Read the lines that follow and pick out every one containing the word "this".

## begin Dataset content

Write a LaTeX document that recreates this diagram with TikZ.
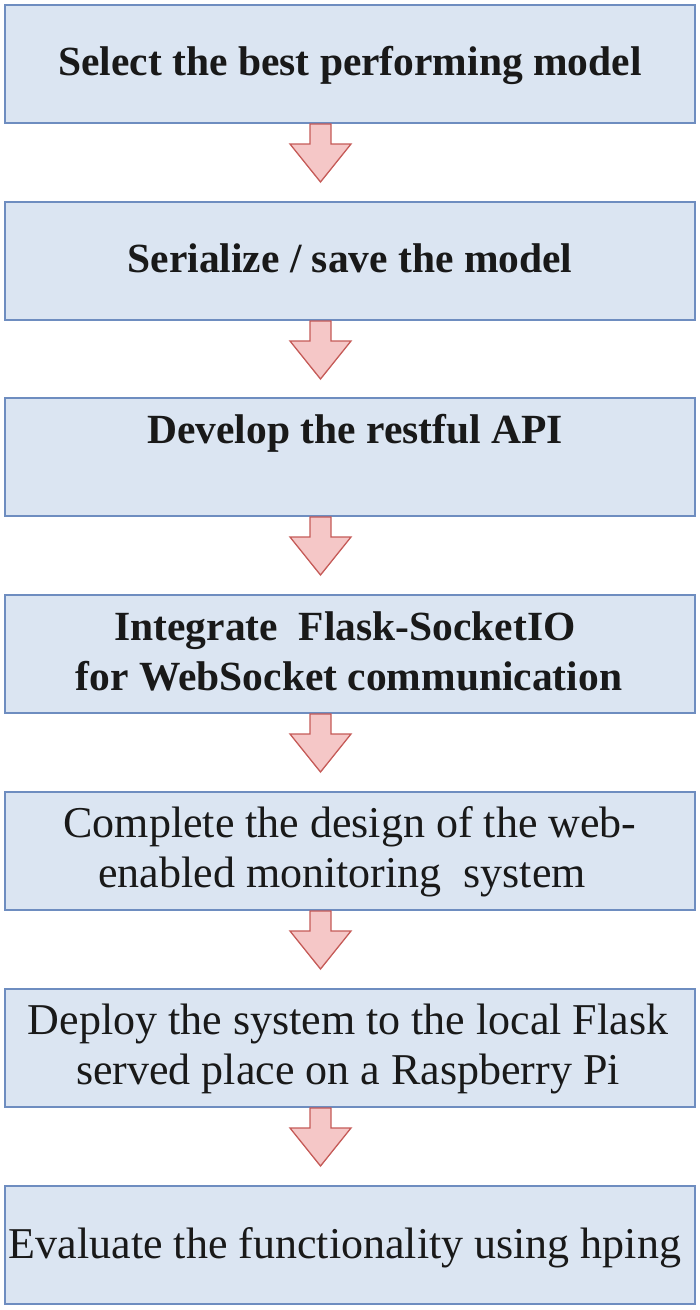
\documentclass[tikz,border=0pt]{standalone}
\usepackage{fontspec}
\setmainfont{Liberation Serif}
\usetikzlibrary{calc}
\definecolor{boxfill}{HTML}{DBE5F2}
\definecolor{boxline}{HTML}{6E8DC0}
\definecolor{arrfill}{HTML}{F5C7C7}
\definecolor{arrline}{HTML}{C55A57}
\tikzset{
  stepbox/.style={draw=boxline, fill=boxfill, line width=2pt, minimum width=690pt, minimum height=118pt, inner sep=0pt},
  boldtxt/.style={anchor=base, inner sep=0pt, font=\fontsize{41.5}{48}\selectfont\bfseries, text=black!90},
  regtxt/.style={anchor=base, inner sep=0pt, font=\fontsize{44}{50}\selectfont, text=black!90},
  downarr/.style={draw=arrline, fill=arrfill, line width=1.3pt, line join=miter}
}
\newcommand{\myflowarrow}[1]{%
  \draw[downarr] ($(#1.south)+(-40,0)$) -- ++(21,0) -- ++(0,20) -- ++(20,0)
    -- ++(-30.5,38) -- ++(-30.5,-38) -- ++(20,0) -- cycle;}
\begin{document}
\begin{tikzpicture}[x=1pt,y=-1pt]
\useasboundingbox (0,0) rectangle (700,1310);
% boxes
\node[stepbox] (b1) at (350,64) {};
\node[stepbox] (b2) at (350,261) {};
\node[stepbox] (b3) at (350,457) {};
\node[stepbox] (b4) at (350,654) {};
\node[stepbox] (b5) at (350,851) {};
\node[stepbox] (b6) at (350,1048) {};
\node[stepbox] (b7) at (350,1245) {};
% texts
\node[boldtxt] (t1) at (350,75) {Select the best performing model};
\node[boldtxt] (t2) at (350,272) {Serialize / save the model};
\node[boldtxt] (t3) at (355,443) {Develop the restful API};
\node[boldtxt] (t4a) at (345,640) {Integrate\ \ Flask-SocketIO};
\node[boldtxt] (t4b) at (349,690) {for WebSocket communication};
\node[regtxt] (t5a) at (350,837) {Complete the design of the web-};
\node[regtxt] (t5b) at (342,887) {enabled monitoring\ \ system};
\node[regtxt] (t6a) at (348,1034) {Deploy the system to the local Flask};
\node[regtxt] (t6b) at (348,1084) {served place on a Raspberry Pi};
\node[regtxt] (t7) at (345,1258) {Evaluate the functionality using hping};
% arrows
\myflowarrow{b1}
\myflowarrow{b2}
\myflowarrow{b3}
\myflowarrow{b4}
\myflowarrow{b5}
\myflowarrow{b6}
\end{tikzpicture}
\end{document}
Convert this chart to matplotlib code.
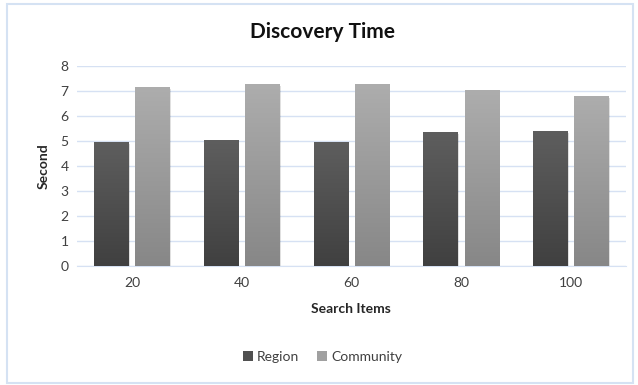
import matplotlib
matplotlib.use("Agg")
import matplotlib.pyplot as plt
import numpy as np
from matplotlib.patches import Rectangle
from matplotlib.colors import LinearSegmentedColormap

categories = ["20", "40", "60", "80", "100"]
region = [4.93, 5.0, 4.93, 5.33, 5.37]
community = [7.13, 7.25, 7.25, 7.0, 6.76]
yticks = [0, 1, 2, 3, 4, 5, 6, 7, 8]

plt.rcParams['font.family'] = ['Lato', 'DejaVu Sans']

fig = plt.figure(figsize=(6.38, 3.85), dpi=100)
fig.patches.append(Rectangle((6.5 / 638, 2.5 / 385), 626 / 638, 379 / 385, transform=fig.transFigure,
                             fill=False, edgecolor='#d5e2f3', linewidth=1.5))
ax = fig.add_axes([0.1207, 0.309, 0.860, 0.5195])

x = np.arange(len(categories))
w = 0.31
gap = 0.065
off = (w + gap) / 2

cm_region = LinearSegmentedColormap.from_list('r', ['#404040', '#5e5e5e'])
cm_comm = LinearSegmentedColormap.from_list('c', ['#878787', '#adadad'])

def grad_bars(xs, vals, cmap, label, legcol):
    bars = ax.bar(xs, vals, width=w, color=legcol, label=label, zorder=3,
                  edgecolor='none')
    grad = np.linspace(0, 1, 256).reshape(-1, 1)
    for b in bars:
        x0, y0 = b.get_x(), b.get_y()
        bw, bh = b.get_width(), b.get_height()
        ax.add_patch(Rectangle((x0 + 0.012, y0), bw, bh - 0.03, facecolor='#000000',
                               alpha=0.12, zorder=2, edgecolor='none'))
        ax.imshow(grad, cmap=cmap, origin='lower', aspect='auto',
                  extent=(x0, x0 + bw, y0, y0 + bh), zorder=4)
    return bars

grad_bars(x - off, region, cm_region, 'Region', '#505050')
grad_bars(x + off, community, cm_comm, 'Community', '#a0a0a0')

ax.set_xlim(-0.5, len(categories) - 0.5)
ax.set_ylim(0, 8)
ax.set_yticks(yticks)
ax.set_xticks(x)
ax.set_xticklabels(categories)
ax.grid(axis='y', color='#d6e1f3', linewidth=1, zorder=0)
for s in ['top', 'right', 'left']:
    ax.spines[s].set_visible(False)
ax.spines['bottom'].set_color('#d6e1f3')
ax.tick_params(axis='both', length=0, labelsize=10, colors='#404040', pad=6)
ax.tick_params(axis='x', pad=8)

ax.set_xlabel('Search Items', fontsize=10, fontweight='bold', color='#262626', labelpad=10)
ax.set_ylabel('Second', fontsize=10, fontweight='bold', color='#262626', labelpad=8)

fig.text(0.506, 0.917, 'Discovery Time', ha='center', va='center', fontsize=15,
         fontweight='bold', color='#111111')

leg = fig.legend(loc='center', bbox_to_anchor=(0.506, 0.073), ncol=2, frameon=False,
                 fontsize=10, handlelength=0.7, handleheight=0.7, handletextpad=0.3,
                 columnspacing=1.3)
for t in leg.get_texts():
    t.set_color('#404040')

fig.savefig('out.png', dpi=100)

## end Dataset content

# Solution to the problem:
Write a LaTeX document that recreates this diagram with TikZ.
Convert this chart to matplotlib code.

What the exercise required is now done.